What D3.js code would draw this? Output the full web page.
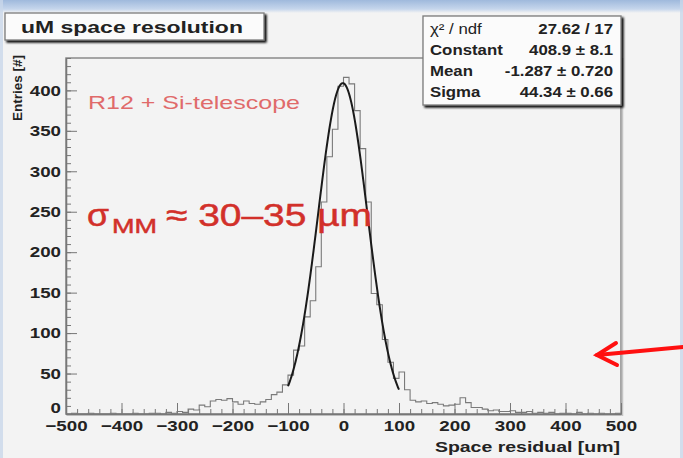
<!DOCTYPE html>
<html>
<head>
<meta charset="utf-8">
<script src="https://cdn.jsdelivr.net/npm/d3@7"></script>
<style>
  body { margin:0; background:#f3f3f3; }
  svg text { font-family: "Liberation Sans", Arial, sans-serif; }
</style>
</head>
<body>
<div id="hist"></div>
<script>
// bin low edges, 10 um wide, -500 .. 490
var binEdges = d3.range(-500, 500, 10);
// entries per bin
var counts = [
  0,1,0,0,1,0,0,0,1,0,  0,0,1,0,0,1,1,0,2,1,
  3,2,6,5,11,9,16,18,17,19,  15,12,16,13,12,15,18,24,27,36,
  48,79,84,120,140,182,262,318,352,405,  416,408,375,328,262,149,135,92,64,44,
  52,30,17,15,16,13,14,12,10,11,  12,20,14,8,8,6,4,5,3,3,
  4,2,2,3,1,2,1,2,0,1,  1,0,2,0,1,0,1,0,0,1
];
var xTicks = [-500,-400,-300,-200,-100,0,100,200,300,400,500];
var yTicks = [0,50,100,150,200,250,300,350,400];
var statNames = ["\u03c7\u00b2 / ndf", "Constant", "Mean", "Sigma"];
var statValues = ["27.62 / 17", "408.9 \u00b1 8.1", "-1.287 \u00b1 0.720", "44.34 \u00b1 0.66"];
var fitParams = [408.9, -1.287, 44.34]; // constant, mean, sigma
var fitRange = [-100, 100];

var W = 683, H = 458;
var svg = d3.select("#hist").append("svg").attr("width", W).attr("height", H);

// the slide picture is stretched sideways, so text gets a scaleX
function stext(x, y, sx, anchor, str){
  return svg.append("g").attr("transform","translate("+x+","+y+") scale("+sx+",1)")
    .append("text").attr("text-anchor", anchor).text(str);
}

// slide background bits
var defs = svg.append("defs");
var g1 = defs.append("linearGradient").attr("id","topblue").attr("x1",0).attr("y1",0).attr("x2",0).attr("y2",1);
g1.append("stop").attr("offset","0%").attr("stop-color","#9fb9dc");
g1.append("stop").attr("offset","70%").attr("stop-color","#c6d6ec");
g1.append("stop").attr("offset","100%").attr("stop-color","#f3f3f3");
var sh = defs.append("filter").attr("id","shadow").attr("x","-5%").attr("y","-5%").attr("width","115%").attr("height","130%");
sh.append("feGaussianBlur").attr("in","SourceAlpha").attr("stdDeviation",1.2).attr("result","b");
sh.append("feOffset").attr("in","b").attr("dx",2).attr("dy",2).attr("result","o");
var fm = sh.append("feMerge");
fm.append("feMergeNode").attr("in","o");
fm.append("feMergeNode").attr("in","SourceGraphic");

svg.append("rect").attr("width",W).attr("height",H).attr("fill","#f3f3f3");
svg.append("rect").attr("width",W).attr("height",13).attr("fill","url(#topblue)");
svg.append("rect").attr("x",0).attr("y",0).attr("width",3).attr("height",H).attr("fill","#c9d7ea").attr("opacity",0.8);
svg.append("rect").attr("x",W-3).attr("y",0).attr("width",3).attr("height",H).attr("fill","#c9d7ea").attr("opacity",0.8);

var x = d3.scaleLinear().domain([-500, 500]).range([66, 621]);
var y = d3.scaleLinear().domain([0, 440]).range([414, 58]);

// frame
svg.append("rect")
  .attr("x", x(-500)).attr("y", y(440))
  .attr("width", x(500) - x(-500)).attr("height", y(0) - y(440))
  .attr("fill", "none").attr("stroke", "#8a8a8a").attr("stroke-width", 1.5);
svg.append("line").attr("x1", x(500)+1.5).attr("x2", x(500)+1.5).attr("y1", y(440)).attr("y2", y(0)+2)
  .attr("stroke","#c4c4c4").attr("stroke-width",1.5);

// axes with inner ticks
var xAxis = svg.append("g").attr("transform","translate(0,"+y(0)+")")
  .call(d3.axisBottom(x).tickValues(xTicks).tickSizeInner(-11).tickSizeOuter(0).tickPadding(6).tickFormat(d3.format("d")));
var xMinor = svg.append("g").attr("transform","translate(0,"+y(0)+")")
  .call(d3.axisBottom(x).tickValues(d3.range(-500, 501, 20)).tickSizeInner(-5).tickSizeOuter(0).tickFormat(""));
var yAxis = svg.append("g").attr("transform","translate("+x(-500)+",0)")
  .call(d3.axisLeft(y).tickValues(yTicks).tickSizeInner(-11).tickSizeOuter(0).tickPadding(4));
var yMinor = svg.append("g").attr("transform","translate("+x(-500)+",0)")
  .call(d3.axisLeft(y).tickValues(d3.range(0, 441, 10)).tickSizeInner(-5).tickSizeOuter(0).tickFormat(""));

[xAxis, xMinor, yAxis, yMinor].forEach(function(a){
  a.select(".domain").attr("stroke","#777").attr("stroke-width",1.3);
  a.selectAll(".tick line").attr("stroke","#777");
  a.selectAll("text").attr("fill","#222").style("font-size","15px").style("font-weight","bold")
    .attr("transform","scale(1.25,1)");
});
xAxis.selectAll("text").attr("dy","0.71em");
// ROOT puts the 0 label a bit higher, just above the -500
yAxis.selectAll(".tick text").filter(function(d){ return d === 0; }).attr("dy","-0.08em");

// histogram outline
var pts = binEdges.map(function(e, i){ return [e, counts[i]]; });
pts.push([500, counts[counts.length-1]]);
svg.append("path")
  .datum(pts)
  .attr("fill","none")
  .attr("stroke","#7a7a7a")
  .attr("stroke-width",1.1)
  .attr("d", d3.line().x(function(d){ return x(d[0]); }).y(function(d){ return y(d[1]); }).curve(d3.curveStepAfter));

// gaussian fit
function gaus(v){ return fitParams[0] * Math.exp(-0.5 * Math.pow((v - fitParams[1]) / fitParams[2], 2)); }
var fitPts = d3.range(fitRange[0], fitRange[1] + 0.5, 1).map(function(v){ return [v, gaus(v)]; });
svg.append("path")
  .datum(fitPts)
  .attr("fill","none")
  .attr("stroke","#1a1a1a")
  .attr("stroke-width",2)
  .attr("d", d3.line().x(function(d){ return x(d[0]); }).y(function(d){ return y(d[1]); }));

// title box
svg.append("rect").attr("x",5).attr("y",13).attr("width",259).attr("height",27)
  .attr("fill","#fbfbfb").attr("stroke","#7a7a7a").attr("stroke-width",1.3).style("filter","url(#shadow)");
stext(132, 33, 1.35, "middle", "uM space resolution")
  .style("font-size","17px").style("font-weight","bold").attr("fill","#222");

// stats box
svg.append("rect").attr("x",423).attr("y",16).attr("width",198).attr("height",89)
  .attr("fill","#fbfbfb").attr("stroke","#7a7a7a").attr("stroke-width",1.3).style("filter","url(#shadow)");
var rowY = [34, 55, 76, 97];
statNames.forEach(function(s, i){
  stext(430, rowY[i], 1.2, "start", s)
    .style("font-size","14px").style("font-weight", i == 0 ? "normal" : "bold").attr("fill","#222");
});
statValues.forEach(function(s, i){
  stext(613, rowY[i], 1.2, "end", s)
    .style("font-size","14px").style("font-weight","bold").attr("fill","#222");
});

// axis titles
svg.append("text").attr("transform","translate(22,55) rotate(-90)").attr("text-anchor","end")
  .style("font-size","13.5px").style("font-weight","bold").attr("fill","#222").text("Entries [#]");
stext(620, 452, 1.3, "end", "Space residual [um]")
  .style("font-size","15px").style("font-weight","bold").attr("fill","#222");

// annotations
svg.append("text").attr("x",88).attr("y",109)
  .attr("textLength",212).attr("lengthAdjust","spacingAndGlyphs")
  .style("font-size","19px").attr("fill","#e06a6a").text("R12 + Si-telescope");
var sig = svg.append("text").attr("y",226).attr("fill","#d2302a").style("font-size","32px")
  .attr("stroke","#d2302a").attr("stroke-width",0.5);
sig.append("tspan").attr("x",87).attr("textLength",22).attr("lengthAdjust","spacingAndGlyphs").text("\u03c3");
sig.append("tspan").attr("x",112).attr("dy",7).attr("textLength",45).attr("lengthAdjust","spacingAndGlyphs")
  .style("font-size","21px").text("MM");
sig.append("tspan").attr("x",166).attr("dy",-7).attr("textLength",206).attr("lengthAdjust","spacingAndGlyphs")
  .text("\u2248 30\u201335 \u00b5m");

// red arrow
var arrow = svg.append("g").attr("stroke","#ff1010").attr("stroke-width",4).attr("fill","none").attr("stroke-linecap","round");
arrow.append("line").attr("x1",W).attr("y1",347).attr("x2",597).attr("y2",355);
arrow.append("polyline").attr("points","616,343 597,355 617,365").attr("stroke-linejoin","miter");
</script>
</body>
</html>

> _Request_: Write out each line of the listing above, exactly, from its first line to the line holding "var fitRange = [-100, 100];", inclusive. Skip the pictures.

> _Complete output_:
What D3.js code would draw this? Output the full web page.
<!DOCTYPE html>
<html>
<head>
<meta charset="utf-8">
<script src="https://cdn.jsdelivr.net/npm/d3@7"></script>
<style>
  body { margin:0; background:#f3f3f3; }
  svg text { font-family: "Liberation Sans", Arial, sans-serif; }
</style>
</head>
<body>
<div id="hist"></div>
<script>
// bin low edges, 10 um wide, -500 .. 490
var binEdges = d3.range(-500, 500, 10);
// entries per bin
var counts = [
  0,1,0,0,1,0,0,0,1,0,  0,0,1,0,0,1,1,0,2,1,
  3,2,6,5,11,9,16,18,17,19,  15,12,16,13,12,15,18,24,27,36,
  48,79,84,120,140,182,262,318,352,405,  416,408,375,328,262,149,135,92,64,44,
  52,30,17,15,16,13,14,12,10,11,  12,20,14,8,8,6,4,5,3,3,
  4,2,2,3,1,2,1,2,0,1,  1,0,2,0,1,0,1,0,0,1
];
var xTicks = [-500,-400,-300,-200,-100,0,100,200,300,400,500];
var yTicks = [0,50,100,150,200,250,300,350,400];
var statNames = ["\u03c7\u00b2 / ndf", "Constant", "Mean", "Sigma"];
var statValues = ["27.62 / 17", "408.9 \u00b1 8.1", "-1.287 \u00b1 0.720", "44.34 \u00b1 0.66"];
var fitParams = [408.9, -1.287, 44.34]; // constant, mean, sigma
var fitRange = [-100, 100];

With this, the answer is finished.